▶ [WHAT NEEDS TO BE DONE]:
Here is the task for the listing below: output exactly the lines from the one containing "Rebuild this chart" through the one containing "7.95, 7.1, 6.08, 5.0, 3.75, 1.96, 0.0, -1.95]", and leave out the pictures.

....................

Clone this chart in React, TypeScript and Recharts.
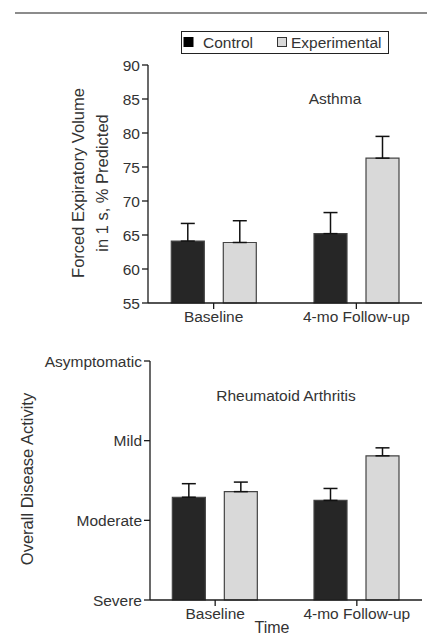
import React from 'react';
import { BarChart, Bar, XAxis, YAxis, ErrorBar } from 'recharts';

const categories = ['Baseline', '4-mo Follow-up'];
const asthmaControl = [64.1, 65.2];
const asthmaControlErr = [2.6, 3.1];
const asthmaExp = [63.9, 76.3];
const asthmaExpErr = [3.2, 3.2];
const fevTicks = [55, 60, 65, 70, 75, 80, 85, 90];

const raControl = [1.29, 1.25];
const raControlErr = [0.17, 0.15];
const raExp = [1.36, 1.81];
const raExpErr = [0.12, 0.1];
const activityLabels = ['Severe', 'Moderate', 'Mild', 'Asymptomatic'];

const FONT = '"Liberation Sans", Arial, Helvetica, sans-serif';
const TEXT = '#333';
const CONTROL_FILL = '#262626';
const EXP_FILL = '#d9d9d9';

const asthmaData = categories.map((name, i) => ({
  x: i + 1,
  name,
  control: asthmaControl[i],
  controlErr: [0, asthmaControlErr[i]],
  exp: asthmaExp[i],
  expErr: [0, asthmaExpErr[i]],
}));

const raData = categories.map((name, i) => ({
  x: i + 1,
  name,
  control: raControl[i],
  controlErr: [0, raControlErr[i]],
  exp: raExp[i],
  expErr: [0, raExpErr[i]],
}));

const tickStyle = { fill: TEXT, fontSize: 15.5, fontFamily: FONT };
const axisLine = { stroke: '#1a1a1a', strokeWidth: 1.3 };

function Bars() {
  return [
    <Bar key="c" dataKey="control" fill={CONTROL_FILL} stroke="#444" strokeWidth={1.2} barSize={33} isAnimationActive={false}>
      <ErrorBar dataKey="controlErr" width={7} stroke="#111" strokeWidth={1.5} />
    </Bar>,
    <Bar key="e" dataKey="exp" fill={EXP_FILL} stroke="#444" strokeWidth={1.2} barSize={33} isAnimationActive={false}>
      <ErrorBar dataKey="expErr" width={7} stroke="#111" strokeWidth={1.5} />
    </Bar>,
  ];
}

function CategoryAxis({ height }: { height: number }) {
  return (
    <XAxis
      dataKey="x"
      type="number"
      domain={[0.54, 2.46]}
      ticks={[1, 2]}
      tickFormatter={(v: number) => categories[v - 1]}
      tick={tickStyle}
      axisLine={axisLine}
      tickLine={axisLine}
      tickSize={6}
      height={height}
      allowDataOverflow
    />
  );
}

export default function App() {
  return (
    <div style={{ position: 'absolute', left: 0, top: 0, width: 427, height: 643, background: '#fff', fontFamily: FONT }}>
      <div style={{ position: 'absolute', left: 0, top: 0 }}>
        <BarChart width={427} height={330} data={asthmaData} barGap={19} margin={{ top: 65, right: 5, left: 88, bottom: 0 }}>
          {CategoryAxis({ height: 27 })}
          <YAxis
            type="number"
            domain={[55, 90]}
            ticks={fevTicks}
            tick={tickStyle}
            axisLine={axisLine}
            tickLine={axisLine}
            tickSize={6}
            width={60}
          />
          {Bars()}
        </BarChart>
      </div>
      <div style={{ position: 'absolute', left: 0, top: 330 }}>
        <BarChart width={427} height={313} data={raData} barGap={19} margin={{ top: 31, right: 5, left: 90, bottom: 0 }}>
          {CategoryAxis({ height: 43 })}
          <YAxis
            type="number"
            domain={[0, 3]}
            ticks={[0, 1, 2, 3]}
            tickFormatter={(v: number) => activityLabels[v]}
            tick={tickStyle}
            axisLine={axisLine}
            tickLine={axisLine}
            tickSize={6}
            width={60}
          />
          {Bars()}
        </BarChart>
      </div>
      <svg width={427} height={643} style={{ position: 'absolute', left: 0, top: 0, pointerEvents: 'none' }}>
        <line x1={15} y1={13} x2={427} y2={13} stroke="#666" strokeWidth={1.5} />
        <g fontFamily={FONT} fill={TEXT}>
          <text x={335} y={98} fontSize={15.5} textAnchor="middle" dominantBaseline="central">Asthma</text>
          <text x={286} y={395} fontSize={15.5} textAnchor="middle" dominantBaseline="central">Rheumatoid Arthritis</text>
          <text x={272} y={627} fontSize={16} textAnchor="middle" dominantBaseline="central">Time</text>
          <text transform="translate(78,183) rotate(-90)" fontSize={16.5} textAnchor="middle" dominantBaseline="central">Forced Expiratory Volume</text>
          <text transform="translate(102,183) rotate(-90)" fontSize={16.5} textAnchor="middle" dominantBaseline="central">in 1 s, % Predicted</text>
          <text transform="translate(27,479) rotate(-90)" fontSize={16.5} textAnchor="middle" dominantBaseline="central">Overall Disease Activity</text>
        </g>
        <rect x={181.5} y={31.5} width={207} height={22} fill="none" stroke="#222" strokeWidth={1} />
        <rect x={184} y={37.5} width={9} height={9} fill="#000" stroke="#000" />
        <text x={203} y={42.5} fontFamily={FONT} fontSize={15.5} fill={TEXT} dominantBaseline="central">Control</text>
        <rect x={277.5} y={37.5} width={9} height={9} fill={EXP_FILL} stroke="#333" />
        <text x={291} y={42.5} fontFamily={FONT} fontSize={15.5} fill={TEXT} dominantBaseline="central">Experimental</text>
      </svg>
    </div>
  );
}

....................

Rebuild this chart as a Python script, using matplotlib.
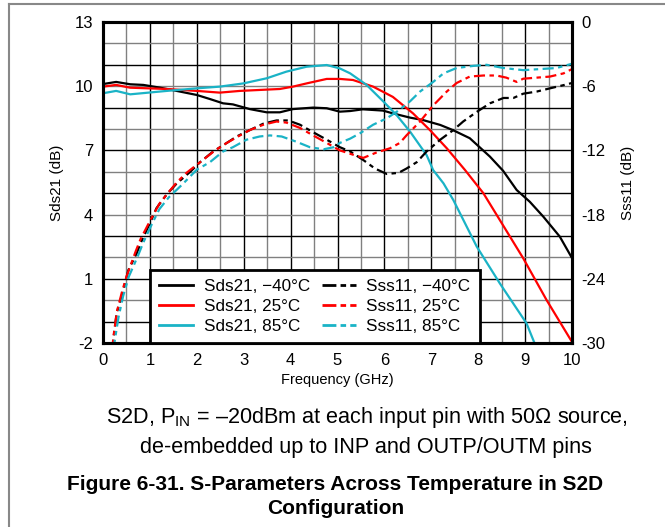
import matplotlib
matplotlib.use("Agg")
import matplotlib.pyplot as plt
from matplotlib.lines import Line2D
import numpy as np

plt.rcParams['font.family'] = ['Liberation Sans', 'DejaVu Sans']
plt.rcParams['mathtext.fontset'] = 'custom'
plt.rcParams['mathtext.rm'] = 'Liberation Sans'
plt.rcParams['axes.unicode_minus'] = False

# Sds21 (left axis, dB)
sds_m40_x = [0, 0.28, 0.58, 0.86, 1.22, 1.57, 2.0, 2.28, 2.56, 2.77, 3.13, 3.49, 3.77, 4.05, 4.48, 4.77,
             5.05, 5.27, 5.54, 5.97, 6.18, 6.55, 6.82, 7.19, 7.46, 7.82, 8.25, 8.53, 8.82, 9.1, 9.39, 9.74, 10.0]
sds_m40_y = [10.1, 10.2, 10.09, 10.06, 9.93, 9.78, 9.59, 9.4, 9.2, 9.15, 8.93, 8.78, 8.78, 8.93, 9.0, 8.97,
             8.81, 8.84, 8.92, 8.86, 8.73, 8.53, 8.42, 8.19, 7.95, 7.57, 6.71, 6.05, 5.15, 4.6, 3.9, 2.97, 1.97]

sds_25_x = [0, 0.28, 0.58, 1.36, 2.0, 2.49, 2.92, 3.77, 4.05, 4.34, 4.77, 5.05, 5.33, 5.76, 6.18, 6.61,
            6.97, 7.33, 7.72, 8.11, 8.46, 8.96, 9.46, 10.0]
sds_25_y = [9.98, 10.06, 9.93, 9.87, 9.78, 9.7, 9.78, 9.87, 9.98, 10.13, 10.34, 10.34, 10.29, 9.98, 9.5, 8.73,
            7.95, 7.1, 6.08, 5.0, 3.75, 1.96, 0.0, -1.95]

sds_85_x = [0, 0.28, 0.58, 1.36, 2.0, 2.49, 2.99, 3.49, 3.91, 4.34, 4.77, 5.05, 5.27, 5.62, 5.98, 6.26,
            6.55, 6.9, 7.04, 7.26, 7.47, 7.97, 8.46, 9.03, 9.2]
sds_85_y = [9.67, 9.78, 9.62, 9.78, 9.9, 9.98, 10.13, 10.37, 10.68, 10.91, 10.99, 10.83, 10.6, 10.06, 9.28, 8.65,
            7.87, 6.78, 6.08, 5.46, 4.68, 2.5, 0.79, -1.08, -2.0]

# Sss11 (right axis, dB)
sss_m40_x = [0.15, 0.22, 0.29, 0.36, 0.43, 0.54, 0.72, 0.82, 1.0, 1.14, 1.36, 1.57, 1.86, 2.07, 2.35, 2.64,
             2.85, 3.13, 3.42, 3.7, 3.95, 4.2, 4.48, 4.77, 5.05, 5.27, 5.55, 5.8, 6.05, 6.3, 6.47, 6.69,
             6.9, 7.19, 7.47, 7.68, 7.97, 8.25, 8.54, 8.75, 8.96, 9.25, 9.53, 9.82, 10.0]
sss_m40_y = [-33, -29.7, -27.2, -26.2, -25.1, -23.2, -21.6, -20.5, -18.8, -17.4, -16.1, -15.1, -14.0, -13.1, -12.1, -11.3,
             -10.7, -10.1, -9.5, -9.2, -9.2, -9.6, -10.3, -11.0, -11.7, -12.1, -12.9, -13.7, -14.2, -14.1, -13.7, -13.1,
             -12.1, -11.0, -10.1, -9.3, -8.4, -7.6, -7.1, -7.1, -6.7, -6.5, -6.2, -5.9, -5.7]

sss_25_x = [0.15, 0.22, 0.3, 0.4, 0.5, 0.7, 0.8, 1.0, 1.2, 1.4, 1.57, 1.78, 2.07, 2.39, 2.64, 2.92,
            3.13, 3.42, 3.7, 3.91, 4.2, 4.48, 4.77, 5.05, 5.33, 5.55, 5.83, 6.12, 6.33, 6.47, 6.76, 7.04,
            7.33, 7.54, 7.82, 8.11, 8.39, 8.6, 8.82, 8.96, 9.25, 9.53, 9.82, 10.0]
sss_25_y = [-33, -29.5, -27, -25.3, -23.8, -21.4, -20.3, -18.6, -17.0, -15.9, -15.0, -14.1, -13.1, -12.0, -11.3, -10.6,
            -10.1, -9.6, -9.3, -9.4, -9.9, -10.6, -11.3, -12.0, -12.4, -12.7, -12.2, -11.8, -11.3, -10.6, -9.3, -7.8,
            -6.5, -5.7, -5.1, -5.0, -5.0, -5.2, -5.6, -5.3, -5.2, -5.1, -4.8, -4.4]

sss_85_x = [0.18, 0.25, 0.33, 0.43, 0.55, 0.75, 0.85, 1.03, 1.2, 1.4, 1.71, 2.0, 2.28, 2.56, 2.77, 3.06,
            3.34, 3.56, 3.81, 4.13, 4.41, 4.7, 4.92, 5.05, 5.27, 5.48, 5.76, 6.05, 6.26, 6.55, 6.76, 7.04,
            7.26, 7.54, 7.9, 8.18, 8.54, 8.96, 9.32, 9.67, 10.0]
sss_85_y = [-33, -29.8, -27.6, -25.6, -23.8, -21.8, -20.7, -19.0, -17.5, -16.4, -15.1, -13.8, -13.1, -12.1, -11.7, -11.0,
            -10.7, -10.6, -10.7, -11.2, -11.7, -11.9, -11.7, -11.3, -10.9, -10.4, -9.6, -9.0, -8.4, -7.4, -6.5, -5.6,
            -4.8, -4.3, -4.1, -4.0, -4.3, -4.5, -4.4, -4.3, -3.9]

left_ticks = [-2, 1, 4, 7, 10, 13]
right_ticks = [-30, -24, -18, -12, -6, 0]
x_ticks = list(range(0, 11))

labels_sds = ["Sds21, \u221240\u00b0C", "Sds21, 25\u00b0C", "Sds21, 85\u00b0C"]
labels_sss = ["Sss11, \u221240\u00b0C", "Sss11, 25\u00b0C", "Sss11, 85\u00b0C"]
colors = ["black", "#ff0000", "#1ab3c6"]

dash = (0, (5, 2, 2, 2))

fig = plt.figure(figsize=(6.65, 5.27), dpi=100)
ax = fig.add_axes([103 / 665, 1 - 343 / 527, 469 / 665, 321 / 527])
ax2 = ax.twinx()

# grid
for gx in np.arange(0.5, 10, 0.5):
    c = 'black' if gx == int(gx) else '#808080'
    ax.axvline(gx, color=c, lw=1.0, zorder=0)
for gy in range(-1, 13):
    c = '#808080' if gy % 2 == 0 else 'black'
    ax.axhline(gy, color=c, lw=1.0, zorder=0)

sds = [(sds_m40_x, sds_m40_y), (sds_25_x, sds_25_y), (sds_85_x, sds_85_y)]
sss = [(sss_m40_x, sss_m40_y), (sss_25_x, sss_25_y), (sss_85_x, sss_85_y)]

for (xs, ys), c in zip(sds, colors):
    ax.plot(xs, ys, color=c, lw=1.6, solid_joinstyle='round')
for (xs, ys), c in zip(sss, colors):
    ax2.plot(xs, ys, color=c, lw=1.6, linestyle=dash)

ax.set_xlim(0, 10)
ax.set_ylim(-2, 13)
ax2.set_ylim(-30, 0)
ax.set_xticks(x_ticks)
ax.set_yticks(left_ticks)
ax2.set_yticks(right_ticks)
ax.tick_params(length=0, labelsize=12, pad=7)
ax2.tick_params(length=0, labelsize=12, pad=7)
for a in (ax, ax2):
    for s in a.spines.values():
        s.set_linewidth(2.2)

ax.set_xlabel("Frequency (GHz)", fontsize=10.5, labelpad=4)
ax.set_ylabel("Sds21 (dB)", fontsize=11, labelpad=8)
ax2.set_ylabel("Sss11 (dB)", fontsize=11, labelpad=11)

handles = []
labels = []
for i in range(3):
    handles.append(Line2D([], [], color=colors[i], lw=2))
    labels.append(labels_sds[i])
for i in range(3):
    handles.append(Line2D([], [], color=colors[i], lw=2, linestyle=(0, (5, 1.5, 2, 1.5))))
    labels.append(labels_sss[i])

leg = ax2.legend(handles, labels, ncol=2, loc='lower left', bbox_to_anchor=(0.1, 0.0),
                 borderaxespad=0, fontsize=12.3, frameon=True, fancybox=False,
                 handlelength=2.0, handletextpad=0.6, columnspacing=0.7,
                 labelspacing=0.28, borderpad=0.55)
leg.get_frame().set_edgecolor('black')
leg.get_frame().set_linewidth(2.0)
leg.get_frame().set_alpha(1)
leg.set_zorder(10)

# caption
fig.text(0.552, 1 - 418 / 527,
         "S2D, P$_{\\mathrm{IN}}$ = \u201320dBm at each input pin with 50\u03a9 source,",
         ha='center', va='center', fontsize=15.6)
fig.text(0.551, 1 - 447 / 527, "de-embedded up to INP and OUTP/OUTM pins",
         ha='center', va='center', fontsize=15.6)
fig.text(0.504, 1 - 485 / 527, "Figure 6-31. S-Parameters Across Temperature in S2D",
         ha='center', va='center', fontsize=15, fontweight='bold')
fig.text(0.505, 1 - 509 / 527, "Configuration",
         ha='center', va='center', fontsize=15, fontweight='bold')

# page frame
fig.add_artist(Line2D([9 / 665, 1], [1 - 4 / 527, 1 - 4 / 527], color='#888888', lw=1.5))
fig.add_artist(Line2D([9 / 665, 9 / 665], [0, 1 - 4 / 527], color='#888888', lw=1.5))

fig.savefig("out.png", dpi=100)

....................

▶ [TASK SOLUTION]:
Rebuild this chart as a Python script, using matplotlib.
import matplotlib
matplotlib.use("Agg")
import matplotlib.pyplot as plt
from matplotlib.lines import Line2D
import numpy as np

plt.rcParams['font.family'] = ['Liberation Sans', 'DejaVu Sans']
plt.rcParams['mathtext.fontset'] = 'custom'
plt.rcParams['mathtext.rm'] = 'Liberation Sans'
plt.rcParams['axes.unicode_minus'] = False

# Sds21 (left axis, dB)
sds_m40_x = [0, 0.28, 0.58, 0.86, 1.22, 1.57, 2.0, 2.28, 2.56, 2.77, 3.13, 3.49, 3.77, 4.05, 4.48, 4.77,
             5.05, 5.27, 5.54, 5.97, 6.18, 6.55, 6.82, 7.19, 7.46, 7.82, 8.25, 8.53, 8.82, 9.1, 9.39, 9.74, 10.0]
sds_m40_y = [10.1, 10.2, 10.09, 10.06, 9.93, 9.78, 9.59, 9.4, 9.2, 9.15, 8.93, 8.78, 8.78, 8.93, 9.0, 8.97,
             8.81, 8.84, 8.92, 8.86, 8.73, 8.53, 8.42, 8.19, 7.95, 7.57, 6.71, 6.05, 5.15, 4.6, 3.9, 2.97, 1.97]

sds_25_x = [0, 0.28, 0.58, 1.36, 2.0, 2.49, 2.92, 3.77, 4.05, 4.34, 4.77, 5.05, 5.33, 5.76, 6.18, 6.61,
            6.97, 7.33, 7.72, 8.11, 8.46, 8.96, 9.46, 10.0]
sds_25_y = [9.98, 10.06, 9.93, 9.87, 9.78, 9.7, 9.78, 9.87, 9.98, 10.13, 10.34, 10.34, 10.29, 9.98, 9.5, 8.73,
            7.95, 7.1, 6.08, 5.0, 3.75, 1.96, 0.0, -1.95]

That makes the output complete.